No(r)way! Arne Grette is taking a gap year

“I don’t speak English very often anymore,” Liberty High School Class of 2019 graduate Arne Grette said.
Instead, he speaks Norwegian.

That’s because Grette decided to take a gap year this year instead of starting his freshman year at Dartmouth. He’s spent the last few months at Valdres Folkehøgskole in Norway, where he has participated in activities such as ice climbing, fjord-kayaking, and navigating a 24 hour solo ski trip.
Folkehøgskole are schools for adults found all over Scandinavia; in countries like Norway and Denmark, it’s common for students to spend a gap year at one of them after graduating from high school. But a Folkehøgskole is very different from the school Liberty students are used to.
“My main class focuses on hiking and ski trips in the mountains, but other people specialize in activities like paragliding or dog-sledding,” Grette said. “There are a lot of cool electives to take like rock-climbing and hockey, things to do during our free time, and no grades or tests.”
The fact that he’s not in a traditional school doesn’t mean Grette isn’t learning; in fact, the opposite is the case.
“While I haven’t been learning in a classroom setting, this year has helped me learn more about leadership and communication. It’s also given me a chance to figure out how to adapt and thrive in a completely different setting than I’m used to, with a new living situation, school, people, and language,” Grette said.
As one of only a few foreigners at Valdres, Grette has been immersed in Norway’s language and culture—but although that might seem a little stressful, Grette’s had the opposite experience.

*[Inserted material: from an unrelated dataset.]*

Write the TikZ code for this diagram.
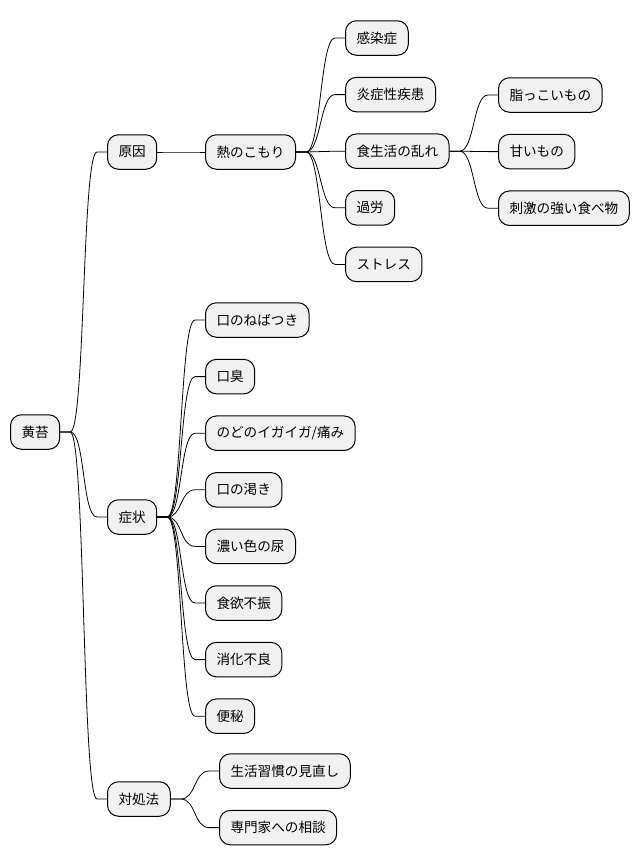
\documentclass[tikz,border=0pt]{standalone}
\usepackage{fontspec}
\setmainfont{Noto Sans CJK JP}
\usetikzlibrary{positioning, calc}

\begin{document}
\begin{tikzpicture}[
    x=1pt, y=-1pt,
    node distance=56.6pt,
    box/.style={
      draw, fill=boxgray, rounded corners=11pt, line width=1pt,
      minimum height=34.5pt, inner xsep=11pt, anchor=west,
      font=\fontsize{13.6}{16}\selectfont
    },
    branch/.style={
      to path={(\tikztostart.east) -- ++(10,0)
        .. controls +(15,0) and +(-15,0) .. ([xshift=-10pt]\tikztotarget.west)
        -- (\tikztotarget.west)}
    },
    every path/.style={line width=.8pt},
  ]
    \definecolor{boxgray}{HTML}{F1F1F1}
    \useasboundingbox (0,0) rectangle (642,865);

    % root
    \node [box] (root) at (10,432) {黄苔};

    % first level
    \node [box] (cause) at (107,152) {原因};
    \node [box] (symptom) at (107,517) {症状};
    \node [box] (remedy) at (107,799) {対処法};

    % causes
    \node [box] (heat) at (205,152) {熱のこもり};
    \node [box] (infect) at (345,38) {感染症};
    \node [box, below=of infect.west, anchor=west] (inflam) {炎症性疾患};
    \node [box, below=of inflam.west, anchor=west] (diet) {食生活の乱れ};
    \node [box, below=of diet.west, anchor=west] (fatigue) {過労};
    \node [box, below=of fatigue.west, anchor=west] (stress) {ストレス};
    \node [box] (oily) at (498,95) {脂っこいもの};
    \node [box, below=of oily.west, anchor=west] (sweet) {甘いもの};
    \node [box, below=of sweet.west, anchor=west] (spicy) {刺激の強い食べ物};

    % symptoms
    \node [box] (sticky) at (205,320) {口のねばつき};
    \node [box, below=of sticky.west, anchor=west] (breath) {口臭};
    \node [box, below=of breath.west, anchor=west] (throat) {のどのイガイガ/痛み};
    \node [box, below=of throat.west, anchor=west] (thirst) {口の渇き};
    \node [box, below=of thirst.west, anchor=west] (urine) {濃い色の尿};
    \node [box, below=of urine.west, anchor=west] (appetite) {食欲不振};
    \node [box, below=of appetite.west, anchor=west] (digest) {消化不良};
    \node [box, below=of digest.west, anchor=west] (constip) {便秘};

    % remedies
    \node [box] (habit) at (219,771) {生活習慣の見直し};
    \node [box, below=of habit.west, anchor=west] (consult) {専門家への相談};

    % branches
    \draw (root) to[branch] (cause);
    \draw (root) to[branch] (symptom);
    \draw (root) to[branch] (remedy);
    \draw (cause) to[branch] (heat);
    \draw (heat) to[branch] (infect);
    \draw (heat) to[branch] (inflam);
    \draw (heat) to[branch] (diet);
    \draw (heat) to[branch] (fatigue);
    \draw (heat) to[branch] (stress);
    \draw (diet) to[branch] (oily);
    \draw (diet) to[branch] (sweet);
    \draw (diet) to[branch] (spicy);
    \draw (symptom) to[branch] (sticky);
    \draw (symptom) to[branch] (breath);
    \draw (symptom) to[branch] (throat);
    \draw (symptom) to[branch] (thirst);
    \draw (symptom) to[branch] (urine);
    \draw (symptom) to[branch] (appetite);
    \draw (symptom) to[branch] (digest);
    \draw (symptom) to[branch] (constip);
    \draw (remedy) to[branch] (habit);
    \draw (remedy) to[branch] (consult);

  \end{tikzpicture}
\end{document}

“I have essentially no stressors in my life anymore, so I’m much more relaxed and am able to just kick back and enjoy every day of the week,” Grette said.
Overall, Grette says that his gap year has done a world of good for him.
“If I had gone directly from high school into my freshman year of college, I would have made the same mistakes I did in high school,” Grette said. “I would have overcommitted myself with academics and extracurriculars, thought too much about my future plans, and not focused enough on doing things just because I like doing them.